____ DATASET SECTION
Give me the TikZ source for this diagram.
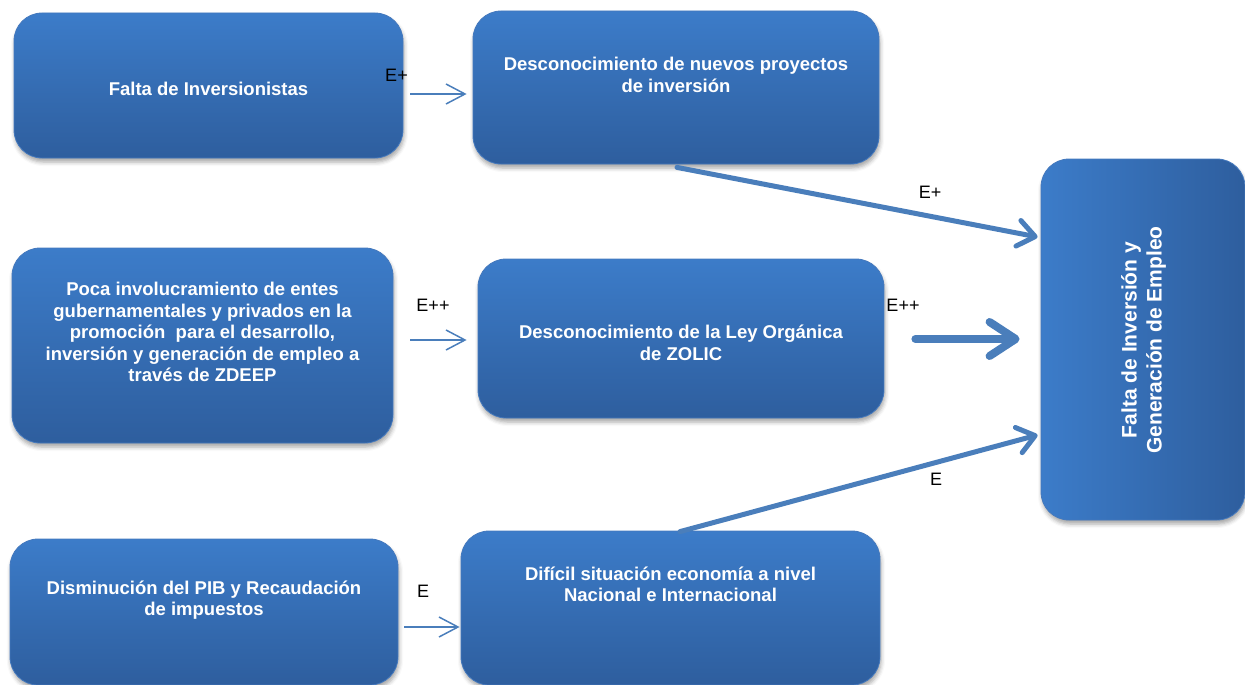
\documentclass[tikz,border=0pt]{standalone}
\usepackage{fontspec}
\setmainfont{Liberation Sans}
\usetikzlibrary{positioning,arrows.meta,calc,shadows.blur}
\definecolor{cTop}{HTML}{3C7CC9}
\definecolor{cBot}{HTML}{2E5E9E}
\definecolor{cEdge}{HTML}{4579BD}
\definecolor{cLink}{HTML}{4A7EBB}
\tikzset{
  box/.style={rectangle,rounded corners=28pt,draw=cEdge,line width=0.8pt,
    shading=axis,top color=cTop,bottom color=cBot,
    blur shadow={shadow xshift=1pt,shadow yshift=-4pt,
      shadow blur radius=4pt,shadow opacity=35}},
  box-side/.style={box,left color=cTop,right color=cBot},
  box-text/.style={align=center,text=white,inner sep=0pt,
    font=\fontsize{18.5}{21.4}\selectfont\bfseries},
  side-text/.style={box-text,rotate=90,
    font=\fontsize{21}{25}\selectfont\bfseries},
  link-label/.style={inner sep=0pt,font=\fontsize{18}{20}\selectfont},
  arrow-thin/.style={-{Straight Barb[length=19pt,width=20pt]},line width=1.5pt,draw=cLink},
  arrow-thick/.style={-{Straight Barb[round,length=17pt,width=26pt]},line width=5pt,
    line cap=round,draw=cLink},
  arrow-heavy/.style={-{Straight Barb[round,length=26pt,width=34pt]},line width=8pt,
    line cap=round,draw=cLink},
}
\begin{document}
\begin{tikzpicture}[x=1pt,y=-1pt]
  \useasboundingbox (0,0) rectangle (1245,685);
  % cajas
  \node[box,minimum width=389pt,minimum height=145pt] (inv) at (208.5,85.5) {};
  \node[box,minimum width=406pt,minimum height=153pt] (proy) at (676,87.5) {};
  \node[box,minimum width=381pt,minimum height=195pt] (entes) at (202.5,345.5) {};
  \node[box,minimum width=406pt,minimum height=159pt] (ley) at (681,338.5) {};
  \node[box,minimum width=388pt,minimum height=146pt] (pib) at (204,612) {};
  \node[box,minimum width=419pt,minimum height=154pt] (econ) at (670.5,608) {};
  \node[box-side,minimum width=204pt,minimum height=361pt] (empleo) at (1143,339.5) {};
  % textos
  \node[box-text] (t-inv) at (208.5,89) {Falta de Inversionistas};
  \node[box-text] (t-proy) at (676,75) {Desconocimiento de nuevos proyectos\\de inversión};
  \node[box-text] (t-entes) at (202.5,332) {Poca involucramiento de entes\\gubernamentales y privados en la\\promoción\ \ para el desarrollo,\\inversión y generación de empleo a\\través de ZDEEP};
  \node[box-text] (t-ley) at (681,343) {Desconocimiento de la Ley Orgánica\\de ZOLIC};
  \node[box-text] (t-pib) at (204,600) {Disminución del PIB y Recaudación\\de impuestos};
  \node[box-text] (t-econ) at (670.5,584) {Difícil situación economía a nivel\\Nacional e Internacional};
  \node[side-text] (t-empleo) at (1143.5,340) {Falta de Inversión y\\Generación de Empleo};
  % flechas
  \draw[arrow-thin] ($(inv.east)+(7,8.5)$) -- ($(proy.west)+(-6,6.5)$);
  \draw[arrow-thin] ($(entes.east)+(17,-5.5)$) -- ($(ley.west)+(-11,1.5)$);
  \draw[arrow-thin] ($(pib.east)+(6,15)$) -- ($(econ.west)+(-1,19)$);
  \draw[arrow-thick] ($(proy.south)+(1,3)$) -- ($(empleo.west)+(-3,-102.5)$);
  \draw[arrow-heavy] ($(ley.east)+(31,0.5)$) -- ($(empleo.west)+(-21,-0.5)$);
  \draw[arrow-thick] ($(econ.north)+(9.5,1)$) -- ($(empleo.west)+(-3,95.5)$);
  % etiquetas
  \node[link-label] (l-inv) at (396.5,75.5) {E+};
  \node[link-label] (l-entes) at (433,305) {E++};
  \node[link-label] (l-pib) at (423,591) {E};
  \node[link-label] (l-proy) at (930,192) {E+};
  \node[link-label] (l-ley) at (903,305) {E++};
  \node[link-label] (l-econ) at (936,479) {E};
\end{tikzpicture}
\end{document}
________
» WHAT TO PRODUCE:
Without the images, write out each line of the data verbatim.

» OUTPUT:
Give me the TikZ source for this diagram.
\documentclass[tikz,border=0pt]{standalone}
\usepackage{fontspec}
\setmainfont{Liberation Sans}
\usetikzlibrary{positioning,arrows.meta,calc,shadows.blur}
\definecolor{cTop}{HTML}{3C7CC9}
\definecolor{cBot}{HTML}{2E5E9E}
\definecolor{cEdge}{HTML}{4579BD}
\definecolor{cLink}{HTML}{4A7EBB}
\tikzset{
  box/.style={rectangle,rounded corners=28pt,draw=cEdge,line width=0.8pt,
    shading=axis,top color=cTop,bottom color=cBot,
    blur shadow={shadow xshift=1pt,shadow yshift=-4pt,
      shadow blur radius=4pt,shadow opacity=35}},
  box-side/.style={box,left color=cTop,right color=cBot},
  box-text/.style={align=center,text=white,inner sep=0pt,
    font=\fontsize{18.5}{21.4}\selectfont\bfseries},
  side-text/.style={box-text,rotate=90,
    font=\fontsize{21}{25}\selectfont\bfseries},
  link-label/.style={inner sep=0pt,font=\fontsize{18}{20}\selectfont},
  arrow-thin/.style={-{Straight Barb[length=19pt,width=20pt]},line width=1.5pt,draw=cLink},
  arrow-thick/.style={-{Straight Barb[round,length=17pt,width=26pt]},line width=5pt,
    line cap=round,draw=cLink},
  arrow-heavy/.style={-{Straight Barb[round,length=26pt,width=34pt]},line width=8pt,
    line cap=round,draw=cLink},
}
\begin{document}
\begin{tikzpicture}[x=1pt,y=-1pt]
  \useasboundingbox (0,0) rectangle (1245,685);
  % cajas
  \node[box,minimum width=389pt,minimum height=145pt] (inv) at (208.5,85.5) {};
  \node[box,minimum width=406pt,minimum height=153pt] (proy) at (676,87.5) {};
  \node[box,minimum width=381pt,minimum height=195pt] (entes) at (202.5,345.5) {};
  \node[box,minimum width=406pt,minimum height=159pt] (ley) at (681,338.5) {};
  \node[box,minimum width=388pt,minimum height=146pt] (pib) at (204,612) {};
  \node[box,minimum width=419pt,minimum height=154pt] (econ) at (670.5,608) {};
  \node[box-side,minimum width=204pt,minimum height=361pt] (empleo) at (1143,339.5) {};
  % textos
  \node[box-text] (t-inv) at (208.5,89) {Falta de Inversionistas};
  \node[box-text] (t-proy) at (676,75) {Desconocimiento de nuevos proyectos\\de inversión};
  \node[box-text] (t-entes) at (202.5,332) {Poca involucramiento de entes\\gubernamentales y privados en la\\promoción\ \ para el desarrollo,\\inversión y generación de empleo a\\través de ZDEEP};
  \node[box-text] (t-ley) at (681,343) {Desconocimiento de la Ley Orgánica\\de ZOLIC};
  \node[box-text] (t-pib) at (204,600) {Disminución del PIB y Recaudación\\de impuestos};
  \node[box-text] (t-econ) at (670.5,584) {Difícil situación economía a nivel\\Nacional e Internacional};
  \node[side-text] (t-empleo) at (1143.5,340) {Falta de Inversión y\\Generación de Empleo};
  % flechas
  \draw[arrow-thin] ($(inv.east)+(7,8.5)$) -- ($(proy.west)+(-6,6.5)$);
  \draw[arrow-thin] ($(entes.east)+(17,-5.5)$) -- ($(ley.west)+(-11,1.5)$);
  \draw[arrow-thin] ($(pib.east)+(6,15)$) -- ($(econ.west)+(-1,19)$);
  \draw[arrow-thick] ($(proy.south)+(1,3)$) -- ($(empleo.west)+(-3,-102.5)$);
  \draw[arrow-heavy] ($(ley.east)+(31,0.5)$) -- ($(empleo.west)+(-21,-0.5)$);
  \draw[arrow-thick] ($(econ.north)+(9.5,1)$) -- ($(empleo.west)+(-3,95.5)$);
  % etiquetas
  \node[link-label] (l-inv) at (396.5,75.5) {E+};
  \node[link-label] (l-entes) at (433,305) {E++};
  \node[link-label] (l-pib) at (423,591) {E};
  \node[link-label] (l-proy) at (930,192) {E+};
  \node[link-label] (l-ley) at (903,305) {E++};
  \node[link-label] (l-econ) at (936,479) {E};
\end{tikzpicture}
\end{document}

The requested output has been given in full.